Here is the Akraino Edge Stack for enabling serverless function. The figure shows an example of IoT MQTT events produced with Message Queue (from left side) and endpoint events produced with Kafka and processing those events through Kubeless.
Akraino Edge Stack provides a microservices architecture in which workloads are deployed, mainly in containers that have smaller footprints in a computing environment. Integrating FaaS offered with Kubeless further moves ahead from microservices to smaller functions, which can be called when a certain event is triggered. Until then those functions will sit idle without utilizing any resources at the edge, allowing an active service to consume available computing power. This mechanism breaking microservices into different functions is at the core of the Edglity platform.
AT&T’s other leading open source contribution to Linux Foundation, Open Network Automation Platform (ONAP), is used for design, deployment and orchestration of Akraino Edge Stack.
At ONAP, Service Design and Creation (SDC) is used to create blueprint models and Cloudify and TOSCA are used as service orchestrator to deploy the blueprint models in network containing multiple edge stacks. At the ONAP level, as well as edge node i.e. Edge cloud POP, clustering of functions are done using Kubernetes. Monitoring and visualization of the overall network is done with the use of Grafana and Prometheus, which are integrated with ONAP.

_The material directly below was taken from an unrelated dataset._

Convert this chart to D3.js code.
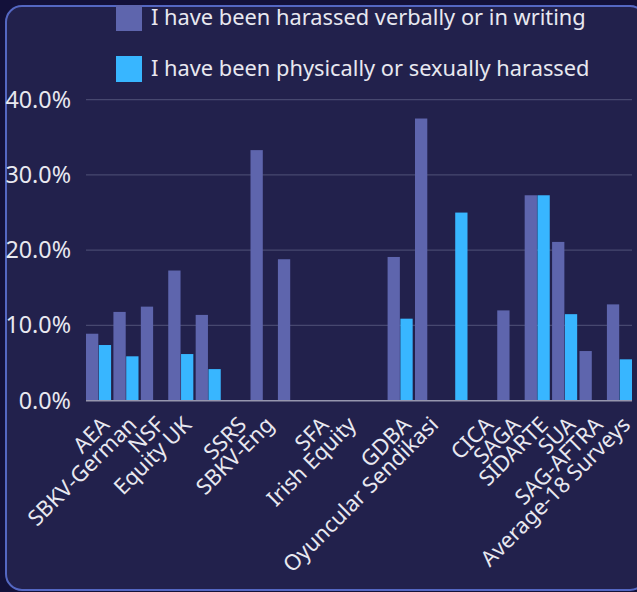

Contribution by Edgility for Akraino Edge Stack
Each edge cloud POP is based on Akraino Edge Stack. However, to complete enablement of FaaF or serverless edge the Edgility team has contributed to Akraino by integrating Kafka, Message Queue IOTG, Kubeless and Data Plane Kubernetes.
Predictive Operations in Second Phase
This represents the first phase of Edgility wherein deployment and operations are successfully tested for real-life use case: Intelligence Transport System. The second phase of Edgility will be equipped with artificial intelligence and machine learning capabilities provided by integrating another Linux Foundation open source framework Acumos. With the integration of Acumos, Edgility platform can have predictive orchestration of services functions as well as dynamic resources utilization based on analysis provided with ML tools of Acumos.
Business Advantages of Edgility
With a vast and complex 5G network, and thousands of edge nodes, having a well-equipped and high-performance infrastructure at edge tends to increase the CAPEX for service providers to offer all the services. A limited set of IT resources and computing power might raise concern over availability and reliability of edge services. Edgility brings up the serverless or FaaS methodology while deploying edge application services. Serverless is being adopted by enterprises for saving cost at public cloud wherein cost is measured only when a function is called and resources are utilized. In a similar way, Edgility can help make optimal use of resources for active services/functions keeping inactive services idle. Overall, Edgility creates an event-driven and high-performance platform with microservices and its functions are hosted in such a way where it can utilize public cloud as well as external data centers. Service providers will gain control over how they want to host functions workloads to save on CAPEX investments, along with cloud-native benefits.
Summary
Edge computing is the critical architecture for enabling most 5G use cases. However, requirements and expectations from edge node in terms of computing resources are in question, and with the growing number of devices and data, it could become cumbersome. Edgility addresses this gap by offering a serverless edge node in which computing resources will be utilized and optimized in an appropriate way to accumulate varying data processing demands.